-- Start of Listed entries --

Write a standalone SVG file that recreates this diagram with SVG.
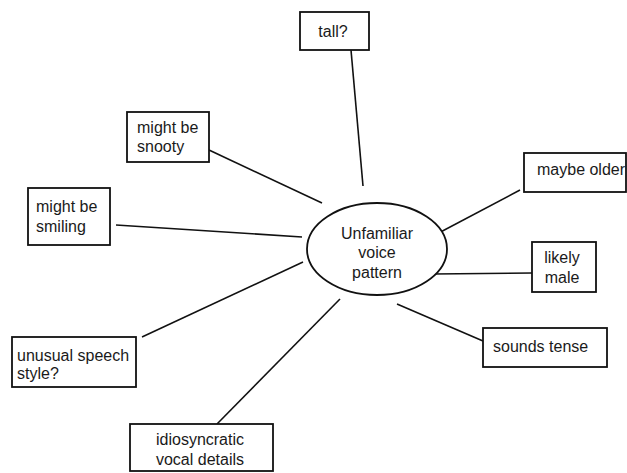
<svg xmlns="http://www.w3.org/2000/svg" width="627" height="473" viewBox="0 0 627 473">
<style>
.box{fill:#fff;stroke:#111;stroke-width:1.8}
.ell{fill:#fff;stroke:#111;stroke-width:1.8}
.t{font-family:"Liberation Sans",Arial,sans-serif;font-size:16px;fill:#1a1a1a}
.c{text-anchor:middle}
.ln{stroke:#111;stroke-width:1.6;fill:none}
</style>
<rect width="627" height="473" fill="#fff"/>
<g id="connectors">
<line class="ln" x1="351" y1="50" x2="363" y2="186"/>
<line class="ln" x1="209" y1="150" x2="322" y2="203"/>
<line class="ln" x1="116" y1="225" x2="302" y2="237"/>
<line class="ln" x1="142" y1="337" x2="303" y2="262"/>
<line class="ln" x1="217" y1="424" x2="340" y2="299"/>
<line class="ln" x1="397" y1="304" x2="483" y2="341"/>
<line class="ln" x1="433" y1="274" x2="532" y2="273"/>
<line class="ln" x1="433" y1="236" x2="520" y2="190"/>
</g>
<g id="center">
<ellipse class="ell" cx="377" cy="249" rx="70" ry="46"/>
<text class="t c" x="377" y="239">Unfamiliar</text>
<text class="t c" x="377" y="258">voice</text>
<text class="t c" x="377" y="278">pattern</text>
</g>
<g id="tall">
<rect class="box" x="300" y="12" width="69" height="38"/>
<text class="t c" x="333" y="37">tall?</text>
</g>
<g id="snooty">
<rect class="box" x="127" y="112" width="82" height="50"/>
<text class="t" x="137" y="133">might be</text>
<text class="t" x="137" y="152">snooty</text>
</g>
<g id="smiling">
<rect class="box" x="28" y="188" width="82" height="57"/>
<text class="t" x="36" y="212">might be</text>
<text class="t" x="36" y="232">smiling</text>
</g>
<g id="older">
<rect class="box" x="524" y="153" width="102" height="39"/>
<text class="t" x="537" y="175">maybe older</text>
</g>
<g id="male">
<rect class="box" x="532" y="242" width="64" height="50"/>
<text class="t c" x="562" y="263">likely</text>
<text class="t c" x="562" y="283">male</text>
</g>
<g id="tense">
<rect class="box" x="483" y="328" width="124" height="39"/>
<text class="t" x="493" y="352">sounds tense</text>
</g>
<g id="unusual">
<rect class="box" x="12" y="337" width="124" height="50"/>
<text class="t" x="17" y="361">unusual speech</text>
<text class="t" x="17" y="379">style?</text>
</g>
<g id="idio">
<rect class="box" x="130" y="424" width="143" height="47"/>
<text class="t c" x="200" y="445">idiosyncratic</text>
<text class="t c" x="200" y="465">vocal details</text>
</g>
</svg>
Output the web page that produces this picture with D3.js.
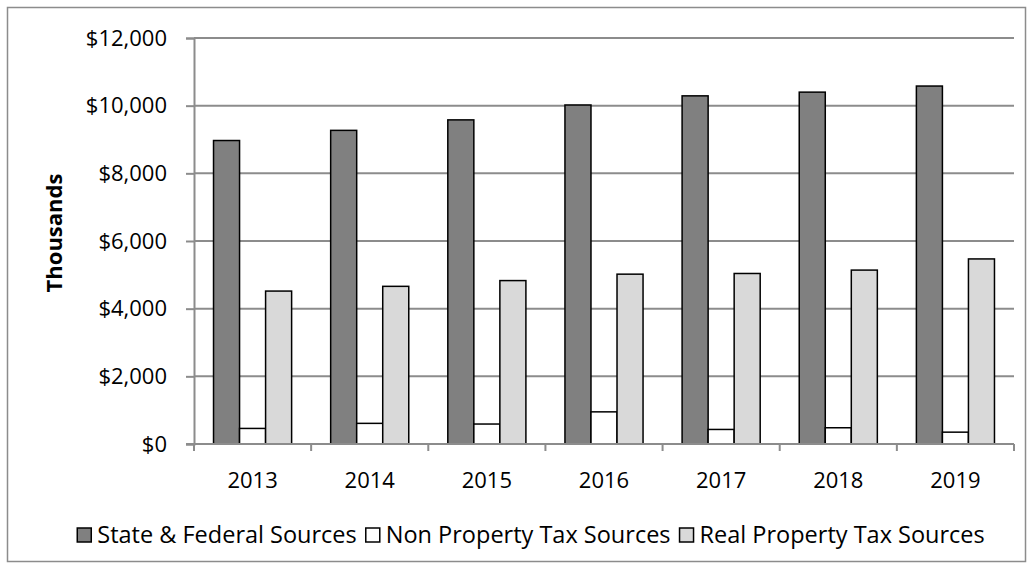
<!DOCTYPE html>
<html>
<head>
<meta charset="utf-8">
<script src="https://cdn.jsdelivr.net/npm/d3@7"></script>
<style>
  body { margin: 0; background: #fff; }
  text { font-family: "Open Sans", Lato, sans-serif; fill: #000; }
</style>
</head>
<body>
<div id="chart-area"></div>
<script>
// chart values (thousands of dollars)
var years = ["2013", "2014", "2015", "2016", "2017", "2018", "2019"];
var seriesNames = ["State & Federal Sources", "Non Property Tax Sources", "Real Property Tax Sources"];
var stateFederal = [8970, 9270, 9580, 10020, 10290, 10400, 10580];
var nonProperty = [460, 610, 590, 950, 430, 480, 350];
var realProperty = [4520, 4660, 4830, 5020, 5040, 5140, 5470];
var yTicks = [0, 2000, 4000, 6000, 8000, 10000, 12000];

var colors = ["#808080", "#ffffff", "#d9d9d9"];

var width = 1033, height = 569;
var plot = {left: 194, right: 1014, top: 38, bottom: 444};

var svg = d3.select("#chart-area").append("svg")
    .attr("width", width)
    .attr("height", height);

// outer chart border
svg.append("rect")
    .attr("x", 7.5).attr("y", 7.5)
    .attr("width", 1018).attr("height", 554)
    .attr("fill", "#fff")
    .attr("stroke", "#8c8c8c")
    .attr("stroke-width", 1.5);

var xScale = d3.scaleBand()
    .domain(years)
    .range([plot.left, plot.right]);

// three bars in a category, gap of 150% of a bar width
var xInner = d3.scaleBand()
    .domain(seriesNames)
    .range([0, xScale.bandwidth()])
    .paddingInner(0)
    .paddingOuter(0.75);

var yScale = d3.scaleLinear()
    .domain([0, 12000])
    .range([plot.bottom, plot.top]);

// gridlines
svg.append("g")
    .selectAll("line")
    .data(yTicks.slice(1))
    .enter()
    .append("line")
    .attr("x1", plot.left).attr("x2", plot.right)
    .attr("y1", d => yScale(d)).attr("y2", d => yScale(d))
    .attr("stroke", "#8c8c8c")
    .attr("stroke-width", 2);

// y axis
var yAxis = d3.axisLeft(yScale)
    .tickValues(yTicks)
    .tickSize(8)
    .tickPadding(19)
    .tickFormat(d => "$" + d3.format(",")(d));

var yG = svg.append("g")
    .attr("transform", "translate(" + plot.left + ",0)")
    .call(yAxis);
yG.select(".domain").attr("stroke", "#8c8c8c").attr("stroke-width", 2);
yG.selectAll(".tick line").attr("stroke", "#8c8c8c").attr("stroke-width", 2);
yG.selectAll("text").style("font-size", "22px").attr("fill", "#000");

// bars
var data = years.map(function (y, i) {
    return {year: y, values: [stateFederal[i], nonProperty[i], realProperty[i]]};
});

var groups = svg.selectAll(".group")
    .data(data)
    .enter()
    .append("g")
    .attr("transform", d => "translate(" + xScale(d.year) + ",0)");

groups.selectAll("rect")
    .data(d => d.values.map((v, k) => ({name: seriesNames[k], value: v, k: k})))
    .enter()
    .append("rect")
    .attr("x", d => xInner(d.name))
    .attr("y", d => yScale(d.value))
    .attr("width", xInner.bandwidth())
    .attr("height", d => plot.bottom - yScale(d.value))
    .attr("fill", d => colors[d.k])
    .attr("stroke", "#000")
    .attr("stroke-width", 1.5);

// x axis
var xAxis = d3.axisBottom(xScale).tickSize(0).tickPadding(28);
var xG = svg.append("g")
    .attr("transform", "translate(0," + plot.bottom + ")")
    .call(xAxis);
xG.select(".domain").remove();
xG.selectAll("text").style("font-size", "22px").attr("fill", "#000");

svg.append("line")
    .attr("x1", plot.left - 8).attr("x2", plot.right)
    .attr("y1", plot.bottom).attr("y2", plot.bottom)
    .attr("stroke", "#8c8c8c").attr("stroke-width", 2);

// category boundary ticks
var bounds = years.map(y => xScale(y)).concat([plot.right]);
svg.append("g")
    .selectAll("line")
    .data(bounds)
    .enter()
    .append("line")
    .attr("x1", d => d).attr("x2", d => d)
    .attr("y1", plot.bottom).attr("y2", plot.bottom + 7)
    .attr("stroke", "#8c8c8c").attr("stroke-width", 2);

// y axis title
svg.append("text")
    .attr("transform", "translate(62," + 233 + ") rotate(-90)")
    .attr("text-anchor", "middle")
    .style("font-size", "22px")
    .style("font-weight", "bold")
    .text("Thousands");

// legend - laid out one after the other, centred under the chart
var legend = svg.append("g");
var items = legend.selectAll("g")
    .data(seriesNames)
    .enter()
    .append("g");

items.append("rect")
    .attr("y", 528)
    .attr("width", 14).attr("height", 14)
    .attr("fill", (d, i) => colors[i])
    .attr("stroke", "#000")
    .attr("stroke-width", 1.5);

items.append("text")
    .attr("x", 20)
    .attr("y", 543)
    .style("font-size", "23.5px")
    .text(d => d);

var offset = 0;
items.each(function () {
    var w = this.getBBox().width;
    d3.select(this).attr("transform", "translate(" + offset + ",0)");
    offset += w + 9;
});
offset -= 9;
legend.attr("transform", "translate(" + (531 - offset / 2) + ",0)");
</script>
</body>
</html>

-- End of Listed entries --

** Given exercise **
Which lines contain "that"? Copy each of them.

** Response **
Write a standalone SVG file that recreates this diagram with SVG.
Output the web page that produces this picture with D3.js.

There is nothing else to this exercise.